## TASK PROMPT
Using the entries that follow, collect the lines where the word "code" appears.

## SUPPLIED RECORDS
┄┄┄┄┄┄┄┄┄┄

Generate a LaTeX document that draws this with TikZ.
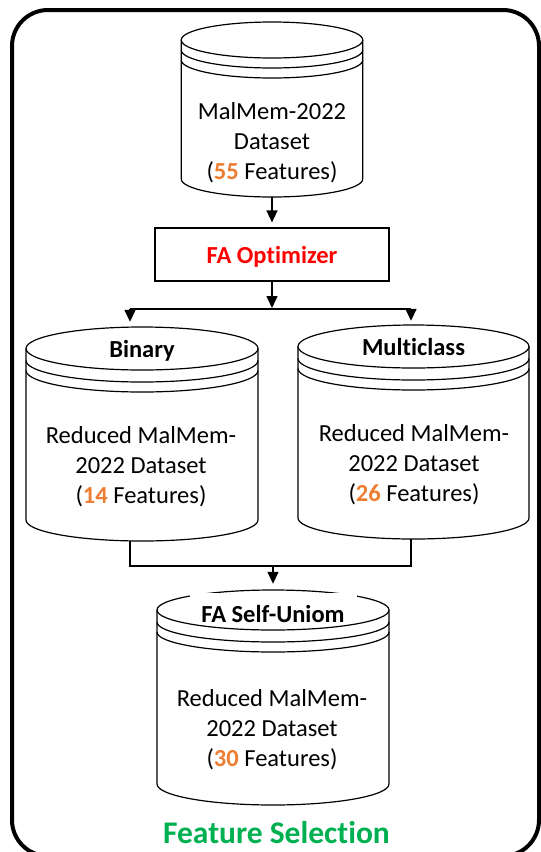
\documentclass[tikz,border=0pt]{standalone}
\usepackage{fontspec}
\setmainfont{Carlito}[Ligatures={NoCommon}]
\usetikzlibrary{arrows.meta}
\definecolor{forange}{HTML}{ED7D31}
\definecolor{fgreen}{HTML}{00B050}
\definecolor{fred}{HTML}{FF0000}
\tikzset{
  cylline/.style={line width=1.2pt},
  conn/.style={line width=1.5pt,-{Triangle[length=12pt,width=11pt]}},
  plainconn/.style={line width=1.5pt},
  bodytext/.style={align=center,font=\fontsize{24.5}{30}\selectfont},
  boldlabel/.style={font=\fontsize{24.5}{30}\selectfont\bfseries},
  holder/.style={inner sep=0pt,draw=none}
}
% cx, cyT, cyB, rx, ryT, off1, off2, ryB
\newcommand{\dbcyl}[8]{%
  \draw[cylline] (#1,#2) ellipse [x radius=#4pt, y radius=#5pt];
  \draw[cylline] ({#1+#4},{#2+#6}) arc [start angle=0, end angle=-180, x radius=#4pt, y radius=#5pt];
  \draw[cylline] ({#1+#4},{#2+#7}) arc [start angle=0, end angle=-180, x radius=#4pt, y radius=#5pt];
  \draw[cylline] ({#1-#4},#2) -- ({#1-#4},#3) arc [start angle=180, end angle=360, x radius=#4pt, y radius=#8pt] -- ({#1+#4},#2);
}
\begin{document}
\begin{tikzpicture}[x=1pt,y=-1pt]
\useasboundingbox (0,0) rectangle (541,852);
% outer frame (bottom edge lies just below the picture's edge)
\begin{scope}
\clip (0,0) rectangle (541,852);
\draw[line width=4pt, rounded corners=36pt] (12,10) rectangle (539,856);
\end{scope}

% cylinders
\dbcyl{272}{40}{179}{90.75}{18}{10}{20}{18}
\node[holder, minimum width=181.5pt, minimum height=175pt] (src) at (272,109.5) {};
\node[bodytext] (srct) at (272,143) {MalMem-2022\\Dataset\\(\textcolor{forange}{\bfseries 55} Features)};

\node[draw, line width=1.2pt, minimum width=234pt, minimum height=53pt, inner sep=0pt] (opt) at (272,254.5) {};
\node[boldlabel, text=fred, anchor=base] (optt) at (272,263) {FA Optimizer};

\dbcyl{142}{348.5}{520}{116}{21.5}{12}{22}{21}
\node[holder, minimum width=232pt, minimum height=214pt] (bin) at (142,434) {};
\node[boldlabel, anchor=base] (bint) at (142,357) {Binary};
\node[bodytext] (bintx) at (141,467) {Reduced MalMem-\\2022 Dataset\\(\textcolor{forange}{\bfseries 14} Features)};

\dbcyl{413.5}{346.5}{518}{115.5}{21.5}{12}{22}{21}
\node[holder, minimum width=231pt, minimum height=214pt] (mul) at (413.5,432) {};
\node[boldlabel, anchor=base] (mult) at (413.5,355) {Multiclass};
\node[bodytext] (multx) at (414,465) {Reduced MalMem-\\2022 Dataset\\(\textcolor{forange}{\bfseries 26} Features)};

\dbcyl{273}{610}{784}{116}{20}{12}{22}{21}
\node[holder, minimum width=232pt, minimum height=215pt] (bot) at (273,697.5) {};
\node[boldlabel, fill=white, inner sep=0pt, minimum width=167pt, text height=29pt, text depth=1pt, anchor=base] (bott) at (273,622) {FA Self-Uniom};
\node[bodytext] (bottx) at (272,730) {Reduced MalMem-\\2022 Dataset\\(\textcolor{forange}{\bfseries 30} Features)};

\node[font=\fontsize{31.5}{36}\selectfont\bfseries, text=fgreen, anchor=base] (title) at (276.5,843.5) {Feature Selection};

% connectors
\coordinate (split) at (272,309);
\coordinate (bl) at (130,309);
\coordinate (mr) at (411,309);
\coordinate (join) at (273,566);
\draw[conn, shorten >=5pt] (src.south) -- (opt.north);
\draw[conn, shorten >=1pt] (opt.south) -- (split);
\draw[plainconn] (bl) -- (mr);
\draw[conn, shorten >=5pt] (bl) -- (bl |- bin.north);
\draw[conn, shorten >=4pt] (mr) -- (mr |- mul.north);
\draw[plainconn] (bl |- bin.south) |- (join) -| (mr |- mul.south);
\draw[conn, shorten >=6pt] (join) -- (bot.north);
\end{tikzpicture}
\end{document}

┄┄┄┄┄┄┄┄┄┄

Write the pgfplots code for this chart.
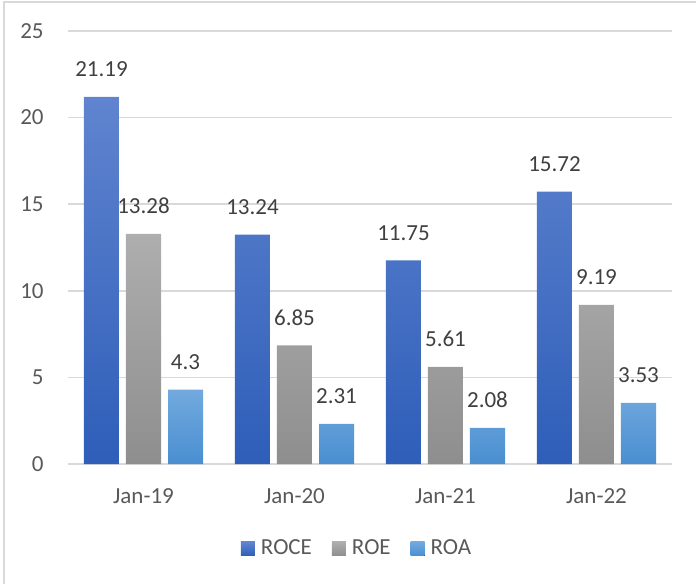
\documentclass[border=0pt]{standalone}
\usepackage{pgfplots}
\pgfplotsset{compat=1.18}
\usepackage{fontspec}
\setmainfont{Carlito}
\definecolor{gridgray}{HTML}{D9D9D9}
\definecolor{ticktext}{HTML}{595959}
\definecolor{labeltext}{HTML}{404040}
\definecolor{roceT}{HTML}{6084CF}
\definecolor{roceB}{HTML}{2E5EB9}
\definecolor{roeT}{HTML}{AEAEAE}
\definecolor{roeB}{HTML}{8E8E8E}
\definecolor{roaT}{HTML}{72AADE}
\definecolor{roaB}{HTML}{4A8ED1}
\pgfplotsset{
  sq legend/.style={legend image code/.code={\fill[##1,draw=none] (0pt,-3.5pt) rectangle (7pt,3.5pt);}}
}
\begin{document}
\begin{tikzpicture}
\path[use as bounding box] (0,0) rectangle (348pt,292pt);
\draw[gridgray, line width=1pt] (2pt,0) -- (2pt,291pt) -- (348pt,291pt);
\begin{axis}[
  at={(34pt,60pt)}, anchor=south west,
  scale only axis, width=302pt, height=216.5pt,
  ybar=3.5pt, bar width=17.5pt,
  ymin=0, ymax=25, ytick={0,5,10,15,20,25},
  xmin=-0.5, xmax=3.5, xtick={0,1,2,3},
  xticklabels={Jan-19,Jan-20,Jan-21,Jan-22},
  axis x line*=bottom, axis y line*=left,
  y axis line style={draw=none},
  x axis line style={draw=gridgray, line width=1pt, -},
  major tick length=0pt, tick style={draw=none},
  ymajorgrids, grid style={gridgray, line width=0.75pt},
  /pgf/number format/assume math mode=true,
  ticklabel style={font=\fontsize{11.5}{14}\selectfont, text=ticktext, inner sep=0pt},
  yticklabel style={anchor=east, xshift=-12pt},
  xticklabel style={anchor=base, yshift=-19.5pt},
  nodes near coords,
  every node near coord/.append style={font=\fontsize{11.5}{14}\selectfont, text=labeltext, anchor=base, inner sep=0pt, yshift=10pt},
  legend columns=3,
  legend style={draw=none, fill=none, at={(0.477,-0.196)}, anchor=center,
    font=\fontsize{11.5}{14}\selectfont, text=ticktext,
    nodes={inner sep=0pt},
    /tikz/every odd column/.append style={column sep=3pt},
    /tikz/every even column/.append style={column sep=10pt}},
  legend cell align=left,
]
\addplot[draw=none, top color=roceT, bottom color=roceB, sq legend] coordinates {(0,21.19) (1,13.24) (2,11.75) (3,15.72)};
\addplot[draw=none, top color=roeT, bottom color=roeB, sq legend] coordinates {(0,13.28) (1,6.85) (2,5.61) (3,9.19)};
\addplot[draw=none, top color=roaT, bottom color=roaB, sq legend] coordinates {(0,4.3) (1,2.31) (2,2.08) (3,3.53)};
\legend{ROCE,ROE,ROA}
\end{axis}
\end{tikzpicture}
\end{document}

┄┄┄┄┄┄┄┄┄┄

## ANSWER
Write the pgfplots code for this chart.
  sq legend/.style={legend image code/.code={\fill[##1,draw=none] (0pt,-3.5pt) rectangle (7pt,3.5pt);}}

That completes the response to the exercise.